Tegucigalpa, April 9, 2025 — This Wednesday, the Pro Tempore President of the Community of Latin American and Caribbean States (CELAC) and President of Honduras, Xiomara Castro, officially transferred the leadership of the regional bloc to the President of Colombia, Gustavo Petro.
From the Central Bank of Honduras in Tegucigalpa, President Castro opened the 9th CELAC Summit and emphasized the ongoing need to strengthen unity in Latin America and the Caribbean, including the nations of the Bolivarian Alliance for the Peoples of Our America – Peoples’ Trade Treaty (ALBA-TCP).
“Honduras today hands over the CELAC presidency not as a ceremonial act, but as a political one, because maintaining this space amid constant siege has been difficult. This past year we have strengthened CELAC (…) CELAC is not a perfect organization, but it is ours. The dream of the Greater Homeland is more urgent than ever, as global powers like the United States redraw the economic map,” Castro declared.
She added, “We cannot walk separately, but neither can we unite by repeating the mistakes of the past. CELAC must be respected as a zone of peace; it must be a tool for emancipation, for sovereign cooperation, for democratic socialism, and for the self-determination of peoples.”

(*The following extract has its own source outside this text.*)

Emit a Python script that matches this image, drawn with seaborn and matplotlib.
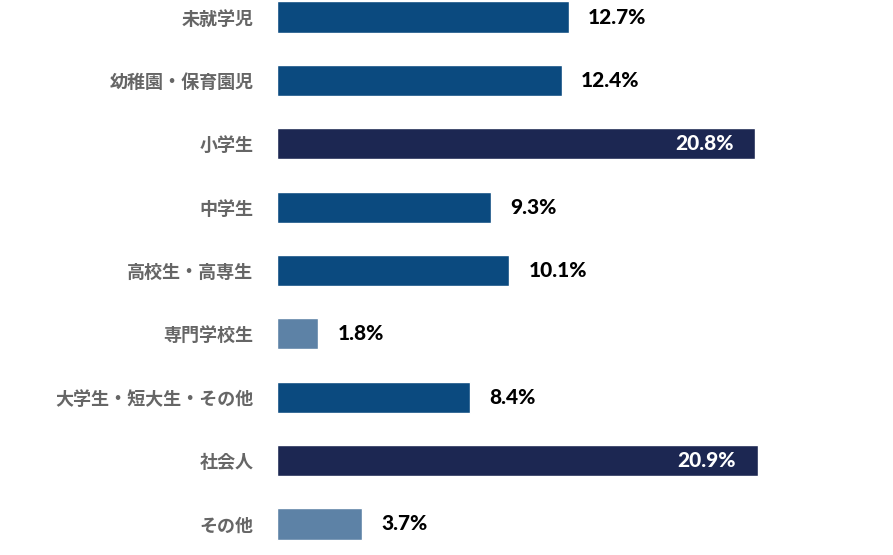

Likewise, the President of the ALBA-TCP guest country, speaking on behalf of CELAC, condemned the blockade against Cuba and the economic sanctions imposed by the United States, while also recognizing the sovereignty of Venezuela and Nicaragua, and the sovereign rights of Haiti and Palestine.
Colombia
On the other hand, the President of Colombia, Gustavo Petro, affirmed that unity in the region is essential, even in the presence of differing viewpoints.
“Despite all our differences, we can work together,” Petro declared, who officially assumed the CELAC presidency on Wednesday. He strongly defended multilateralism before the plenary session of the summit.
Petro argued that there is a global tension between two approaches to problem-solving: multilateralism and isolation, the latter of which leads to violence — a reference to the seminal work of author Gabriel García Márquez.
“Multilateralism refers to what is shared, while solitude suggests that we have no shared problems. A ‘save yourself if you can’ mindset is a kind of neoliberalism taken beyond the pure market, extending it to all of humanity. A ‘defend yourself however you can’ ethos is alien to the human species, which only survives through mutual aid,” he stated.
Finally, he stressed the importance of deepening mutual aid and cooperation, warning against the temptation to tackle problems in isolation, as that would inevitably lead to self-destruction.